Pianist Chris Abrahams has been a dynamic force within an unclassifiable strain of modern music for over twenty years. Starting out with the touchstones of jazz, classical technique and improvisation, his predominant outfit, The Necks have somewhat unfeasibly become a beacon for many disparate strands of contemporary music practice. If they’d sat down around a kitchen table twenty years ago and mapped out the trajectory of The Necks (as well they may have been on the cover of early classic, Sex), I doubt that they would have pinned down just how influential their brand of hypnotic minimalism has conspired to be.
This leads to the music contained within Chris Abrahams’ fourth solo album, and second for the Room40 imprint. Play Scar, in some prodigious act of symbiosis, has filtered the sound and approach of Abrahams’ contribution to the The Necks through the opaque lense of post-rock, electronica, dark ambience, musique concrete and even a hint of metallic doomy drone. In the process he has produced one of the most immersive and rewarding listens that I have experienced this year so far.
I’ve always been a bit of a sucker for songs that have split personalities; from the jump-cut dada collage of Nurse With Wound, to the beatless breakdown prefacing a change of direction in Grooverider’ seminal late 90′ drum’n’bass opuses. Many of the longer pieces on Play Scar employ a similar modus operandi. Where many artists layer up tropes and sounds into a glorious noise, content to employ another idea for another tune, Abrahams is fully aware of the weight of certain motifs and feelings that can spin the listener off into a new orbit. On Fly Them, the spacious, warm oscillating drone of the first four minutes is imperceptibly replaced by Abrahams’ trademark clusters of ham-fisted improvisatory piano technique. Then suddenly, a warm Rhodes introduces some clicks and cuts flavoured squiggles to resolve the tension from the hanging cascades of piano.
To rewind slightly, the listener is caressed and repelled equally on album opener, There He Reclined. The warm Rhodes and spluttering, malfunctioning keys elbow each other gently for space, but somehow leave enough of a gap for you to lie down, curl up and drift off into the furthest reaches of your unconsciousness.
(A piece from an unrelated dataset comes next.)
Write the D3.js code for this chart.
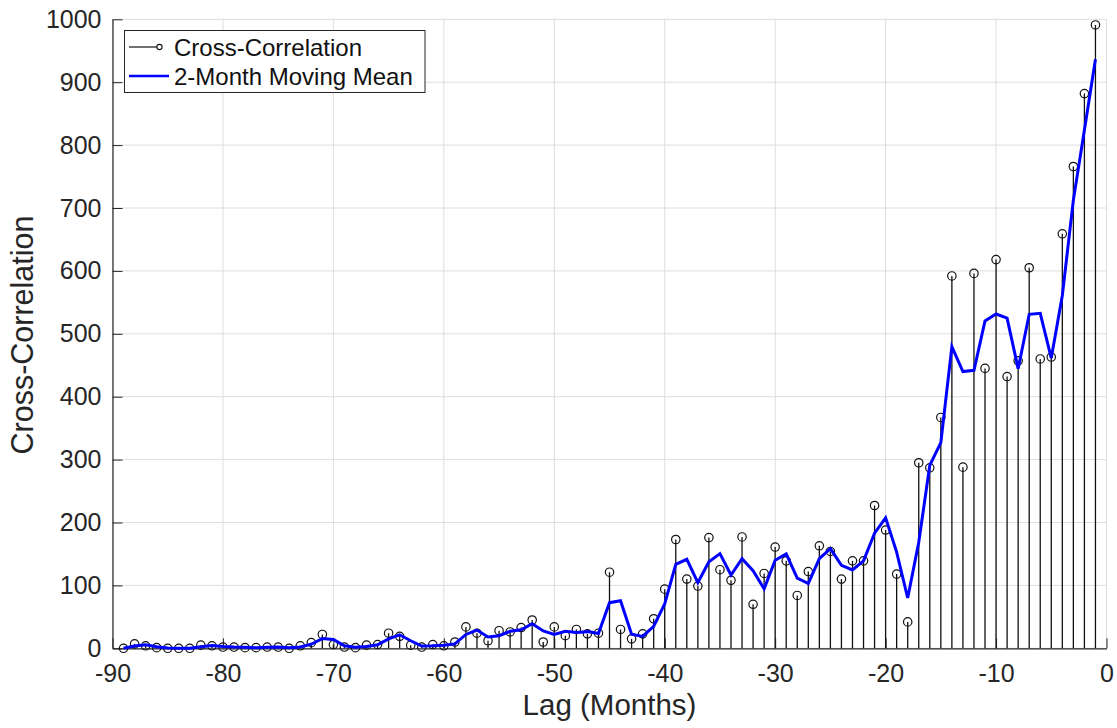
<!DOCTYPE html>
<html>
<head>
<meta charset="utf-8">
<script src="https://cdn.jsdelivr.net/npm/d3@7"></script>
<style>
  body { margin: 0; background: #ffffff; }
  svg { display: block; font-family: "Liberation Sans", Arial, Helvetica, sans-serif; }
</style>
</head>
<body>
<script>

// lags in months, -89 .. -1
var lags = d3.range(-89, 0);

// cross-correlation value at each lag
var crossCorr = [
  0, 7, 4, 1, 0, 0, 0, 5, 4, 2,           // -89 .. -80
  2, 1, 1, 2, 2, 0, 4, 9, 22, 6,          // -79 .. -70
  2, 1, 5, 6, 24, 19, 5, 2, 6, 4,         // -69 .. -60
  10, 34, 24, 12, 28, 26, 33, 45, 10, 34, // -59 .. -50
  20, 30, 23, 24, 121, 30, 15, 23, 47, 94, // -49 .. -40
  173, 110, 99, 176, 125, 108, 177, 70, 119, 161, // -39 .. -30
  139, 84, 122, 163, 154, 110, 139, 139, 227, 188, // -29 .. -20
  118, 42, 295, 287, 367, 592, 288, 596, 445, 618, // -19 .. -10
  432, 457, 605, 460, 463, 659, 766, 882, 991      // -9 .. -1
];

var xTicks = [-90, -80, -70, -60, -50, -40, -30, -20, -10, 0];
var yTicks = [0, 100, 200, 300, 400, 500, 600, 700, 800, 900, 1000];
var legendLabels = ["Cross-Correlation", "2-Month Moving Mean"];

// 2-month moving mean (current and previous month, like movmean(x,2))
var movMean = crossCorr.map(function(d, i) {
  return d3.mean(crossCorr.slice(Math.max(0, i - 1), i + 1));
});

var width = 1117, height = 728;
var plotLeft = 112.5, plotRight = 1106.5, plotTop = 19.3, plotBottom = 648.3;
var axisColor = "#262626";

var svg = d3.select("body").append("svg")
  .attr("width", width)
  .attr("height", height);

var x = d3.scaleLinear().domain([-90, 0]).range([plotLeft, plotRight]);
var y = d3.scaleLinear().domain([0, 1000]).range([plotBottom, plotTop]);

// grid lines
var grid = svg.append("g");
grid.selectAll(".gx").data(xTicks).enter().append("line")
  .attr("x1", d => x(d)).attr("x2", d => x(d))
  .attr("y1", plotTop).attr("y2", plotBottom)
  .attr("stroke", "#dedede").attr("stroke-width", 1);
grid.selectAll(".gy").data(yTicks).enter().append("line")
  .attr("x1", plotLeft).attr("x2", plotRight)
  .attr("y1", d => y(d)).attr("y2", d => y(d))
  .attr("stroke", "#dedede").attr("stroke-width", 1);

// axes, ticks pointing inward like matlab
var xAxis = d3.axisBottom(x).tickValues(xTicks).tickFormat(d => String(d))
  .tickSizeInner(-10).tickSizeOuter(0).tickPadding(16);
var yAxis = d3.axisLeft(y).tickValues(yTicks).tickFormat(d => String(d))
  .tickSizeInner(-10).tickSizeOuter(0).tickPadding(11);

var gx = svg.append("g")
  .attr("transform", "translate(0," + plotBottom + ")")
  .call(xAxis);
var gy = svg.append("g")
  .attr("transform", "translate(" + plotLeft + ",0)")
  .call(yAxis);

[gx, gy].forEach(function(g) {
  g.attr("font-size", null).attr("font-family", null);
  g.select(".domain").attr("stroke", axisColor).attr("stroke-width", 1.2);
  g.selectAll(".tick line").attr("stroke", axisColor).attr("stroke-width", 1);
  g.selectAll(".tick text")
    .attr("fill", axisColor)
    .style("font-size", "25px");
});
gx.selectAll(".tick text").attr("dy", "0.71em");

// stems
svg.append("g").selectAll("line")
  .data(crossCorr)
  .enter()
  .append("line")
  .attr("x1", (d, i) => x(lags[i]))
  .attr("x2", (d, i) => x(lags[i]))
  .attr("y1", y(0))
  .attr("y2", d => y(d))
  .attr("stroke", "#111")
  .attr("stroke-width", 1.3);

// stem markers
svg.append("g").selectAll("circle")
  .data(crossCorr)
  .enter()
  .append("circle")
  .attr("cx", (d, i) => x(lags[i]))
  .attr("cy", d => y(d))
  .attr("r", 4.2)
  .attr("fill", "none")
  .attr("stroke", "#111")
  .attr("stroke-width", 1.2);

// moving mean line
var line = d3.line()
  .x((d, i) => x(lags[i]))
  .y(d => y(d));

svg.append("path")
  .datum(movMean)
  .attr("d", line)
  .attr("fill", "none")
  .attr("stroke", "#0000ff")
  .attr("stroke-width", 3)
  .attr("stroke-linejoin", "miter");

// axis titles
svg.append("text")
  .attr("x", (plotLeft + plotRight) / 2)
  .attr("y", 715)
  .attr("text-anchor", "middle")
  .attr("fill", axisColor)
  .style("font-size", "29.5px")
  .text("Lag (Months)");

svg.append("text")
  .attr("transform", "translate(22,335)rotate(-90)")
  .attr("text-anchor", "middle")
  .attr("dy", "0.35em")
  .attr("fill", axisColor)
  .style("font-size", "30.5px")
  .text("Cross-Correlation");

// legend
var legend = svg.append("g");
legend.append("rect")
  .attr("x", 124.5).attr("y", 30.5)
  .attr("width", 300.5).attr("height", 62)
  .attr("fill", "#fff")
  .attr("stroke", axisColor)
  .attr("stroke-width", 1);

var rowY = [47, 76];

legend.append("line")
  .attr("x1", 129).attr("x2", 157)
  .attr("y1", rowY[0]).attr("y2", rowY[0])
  .attr("stroke", "#111").attr("stroke-width", 1.2);
legend.append("circle")
  .attr("cx", 159.5).attr("cy", rowY[0]).attr("r", 2.6)
  .attr("fill", "#fff").attr("stroke", "#111").attr("stroke-width", 1.1);
legend.append("line")
  .attr("x1", 129).attr("x2", 169)
  .attr("y1", rowY[1]).attr("y2", rowY[1])
  .attr("stroke", "#0000ff").attr("stroke-width", 2.5);

legend.selectAll("text")
  .data(legendLabels)
  .enter()
  .append("text")
  .attr("x", 174)
  .attr("y", (d, i) => rowY[i])
  .attr("dy", "0.36em")
  .attr("fill", "#111")
  .style("font-size", "24px")
  .text(d => d);

</script>
</body>
</html>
One of the shorter offerings, Twig Blown provides a concrete melange of processed drums, crowds, scratchy balloons, rustling paper and fizzy drink effervescence that French conceptual heavyweights such as Bernard Parmegiani or Luc Ferrari would be proud to call their own.
Offering a respite from the frenetic atmosphere of Twig Blown, layers of phased gospel-tinged organ peel and swell, on The Same Time. Running Out has an atmosphere similar to The Necks soundtrack for The Boys, threatening violence and redemption in equal measure. In a nod towards Hitchcock (Alfred, not Robyn), a single, high-pitched note rings out from the rumbling low-end piano runs, similar to those that I have witnessed Chris Abrahams employ with The Necks on countless occasions.
Birds and Wasps sound sources are masked and erased by layers of processing, leaving a distorted and unidentifiable thrum, like that of a ship’ engine from fourteen floors up. Jellycrown appears at first the most Neck-like piece on the album, until a demented organ sound reminiscent of Conlon Nancarrow’ maddeningly brilliant music for piano players ushers in a new phase.
Leiden, which concludes the album, reinforces the musical sleight of hand that Abrahams has offered on Play Scar; post-rock textures, metallic, brushed drums and spacious, jazzy flourishes. Leiden is a fitting conclusion to an album that displays the hallmarks of a self-assurance and artistic vision. Play Scar is the glorious sound of well-established artist willing to push the boundaries of sound and technique into new realms.